Small Business Disaster Preparation – Recovery

Hurricane Irene | credit : NASA

Natural and man-made disasters can have devastating impacts on small businesses. Disasters often strike without warning.

Fires, weather-related events, crimes, or other disasters can result in damage or destruction of important business assets. These events can also affect human resources. The disruption of day-to-day business operations can cripple businesses.

Although disasters cannot always be prevented, their impacts can be minimized through preparation and recovery plans.

Planning – Preparation

Planning and preparation are essential tasks for small businesses. Typically, a disaster plan begins with a general set of best practices and then expands to cover as many scenarios as practical.

A plan to protect both real and intellectual property is usually required. Digital information should be backed up whenever possible. Multiple file backups may be necessary, including on-site, off-site, and cloud protection.

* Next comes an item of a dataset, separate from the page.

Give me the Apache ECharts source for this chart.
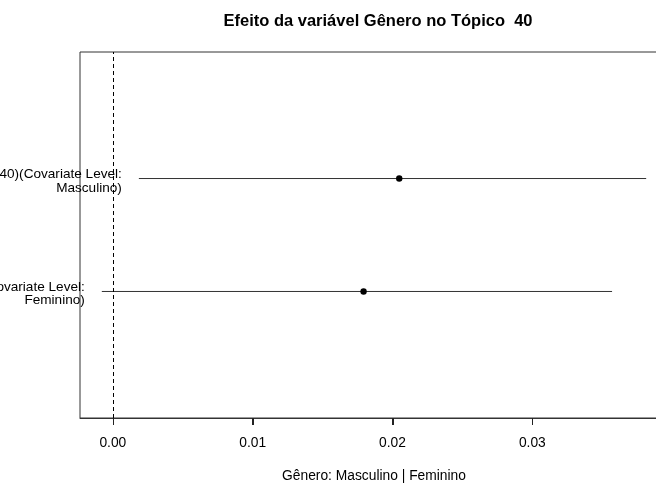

Insurance is essential for most small business. One of the most important components of a disaster prevention and recovery plan is documentation. Records of purchases, photos, and other information is important when making insurance claims or seeking other assistance.

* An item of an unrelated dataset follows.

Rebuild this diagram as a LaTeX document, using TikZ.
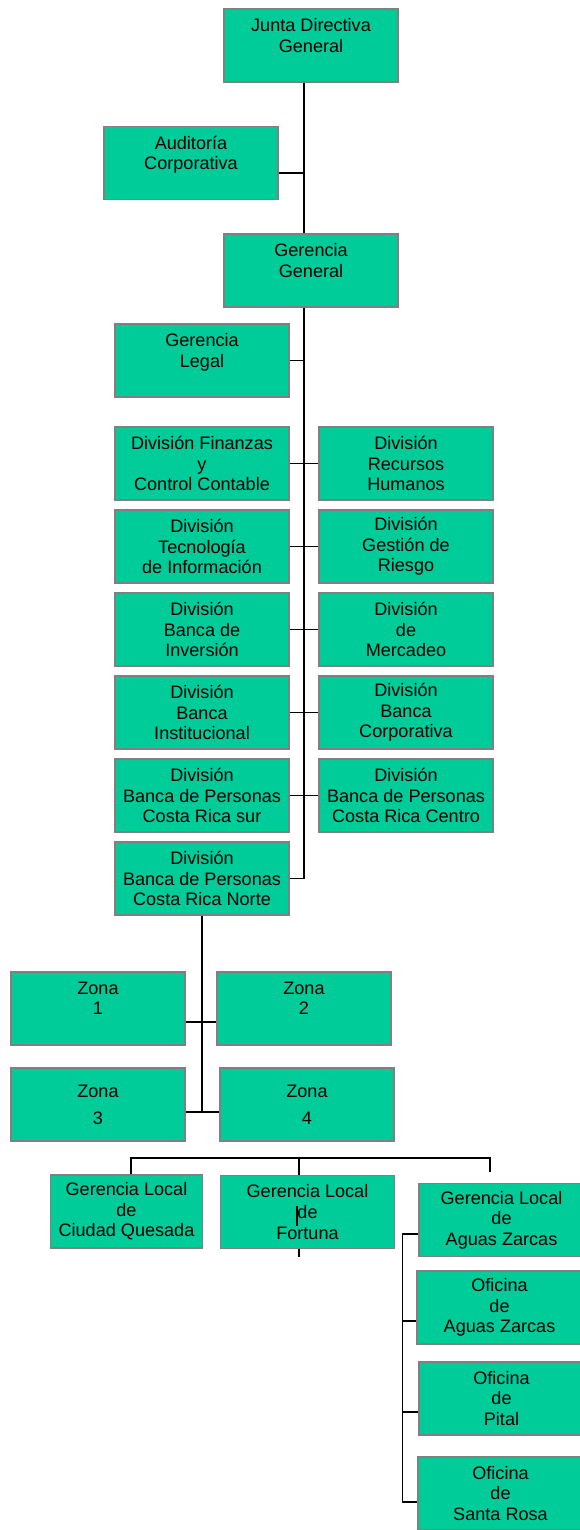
\documentclass[tikz,border=0pt]{standalone}
\usepackage{fontspec}
\setmainfont{Liberation Sans}
\usepackage{tikz}
\definecolor{boxgreen}{RGB}{0,204,153}
\definecolor{boxline}{RGB}{128,128,128}

\begin{document}
\begin{tikzpicture}[x=0.02cm, y=-0.02cm, line width=0.6pt,
  every node/.style={rectangle, draw=boxline, fill=boxgreen, inner sep=0pt, align=center, minimum width=3.48cm, minimum height=1.46cm, font=\fontsize{10.3}{11.7}\selectfont},
  narrow/.style={minimum width=3.3cm}]
\clip (0,0) rectangle (580,1530);

\node (JDG) at (311,45.5) {Junta Directiva\\General\\~};
\node (AUD) at (191,163) {Auditoría\\Corporativa\\~};
\node (GG) at (311,270.5) {Gerencia\\General\\~};
\node (GL) at (202,360.5) {Gerencia\\Legal\\~};

\node (DFC) at (202,463.5) {División Finanzas\\y\\Control Contable};
\node (DTI) at (202,546.5) {División\\Tecnología\\de Información};
\node (DBI) at (202,629.5) {División\\Banca de\\Inversión};
\node (DIN) at (202,712.5) {División\\Banca\\Institucional};
\node (DSUR) at (202,795.5) {División\\Banca de Personas\\Costa Rica sur};
\node (DNOR) at (202,878.5) {División\\Banca de Personas\\Costa Rica Norte};
\node (DRH) at (406,463.5) {División\\Recursos\\Humanos};
\node (DGR) at (406,546.5) {División\\Gestión de\\Riesgo};
\node (DME) at (406,629.5) {División\\de\\Mercadeo};
\node (DCO) at (406,712.5) {División\\Banca\\Corporativa};
\node (DCEN) at (406,795.5) {División\\Banca de Personas\\Costa Rica Centro};

\node (Z1) at (98,1008.5) {Zona\\1\\~};
\node (Z2) at (304,1008.5) {Zona\\2\\~};
\node (Z3) at (98,1104.5) {Zona\\[3.7pt]3};
\node (Z4) at (307,1104.5) {Zona\\[3.7pt]4};

\node[minimum width=3.04cm] (GLCQ) at (126.5,1211.5) {Gerencia Local\\de\\Ciudad Quesada};
\node (GLF) at (307.5,1212) {Gerencia Local\\de\\Fortuna};
\node[narrow] (GLAZ) at (501.5,1220) {Gerencia Local\\de\\Aguas Zarcas};
\node[narrow] (OAZ) at (499.5,1307.5) {Oficina\\de\\Aguas Zarcas};
\node[narrow] (OPI) at (501.5,1398.5) {Oficina\\de\\Pital};
\node[narrow] (OSR) at (500.5,1493.5) {Oficina\\de\\Santa Rosa};

% main line
\coordinate (T) at (304,0);
\draw (T |- JDG.south) -- (T |- GG.north);
\draw (T |- GG.south) -- (T |- DNOR.east);
\draw ([yshift=-0.2cm]AUD.east) -- ++(26,0);
\draw (GL.east) -- (T |- GL.east);

\draw (DFC.east) -- (DRH.west);
\draw (DTI.east) -- (DGR.west);
\draw (DBI.east) -- (DME.west);
\draw (DIN.east) -- (DCO.west);
\draw (DSUR.east) -- (DCEN.west);
\draw (DNOR.east) -- (T |- DNOR.east);

% zonas
\coordinate (ZJ) at (202,1112);
\draw (DNOR.south) -- (ZJ);
\draw ([yshift=-0.27cm]Z1.east) -- ([yshift=-0.27cm]Z2.west);
\draw ([yshift=-0.15cm]Z3.east) -- ([yshift=-0.15cm]Z4.west);

% gerencias locales
\coordinate (BL) at (131,1158);
\coordinate (BM) at (299,1158);
\coordinate (BR) at (490,1158);
\draw (BL |- GLCQ.north) -- (BL) -- (BR) -- ++(0,14);
\draw (BM) -- (BM |- GLF.north);
\draw (BM |- GLF.south) -- ++(0,8);
\draw (297,1206) -- (297,1226);

% oficinas
\draw ([yshift=-0.28cm]GLAZ.west) -- ++(-16,0) |- ([yshift=-0.17cm]OSR.west);
\draw ([yshift=-0.27cm]OAZ.west) -- ++(-14,0);
\draw ([yshift=-0.27cm]OPI.west) -- ++(-16,0);

\end{tikzpicture}
\end{document}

When disaster strikes, the recovery process should begin as soon as practical. In many situations, the recovery of salvageable items is one of the most important and time-sensitive operations.

Post-event documentation is also important. Photos of damage are usually necessary. A daily journal can also be helpful. As soon as possible, the business will need a new or temporary location.

Restoration of computer systems is another important task. Accounting practices will need to be restored and sometimes work will need to be performed to rebuild business records.

In many cases, specialized assistance will be required in order to properly sustain the business. Specialized services may include property restoration, cleaning, administrative, legal, and other tasks.


Periodically, small business owners may need to ask a series of questions:

Is the initial disaster plan being implemented?

Are there any practices that need to be modified or added?

Does the plan need to be modified to reflect technological changes?

Is the business ready in case of disaster?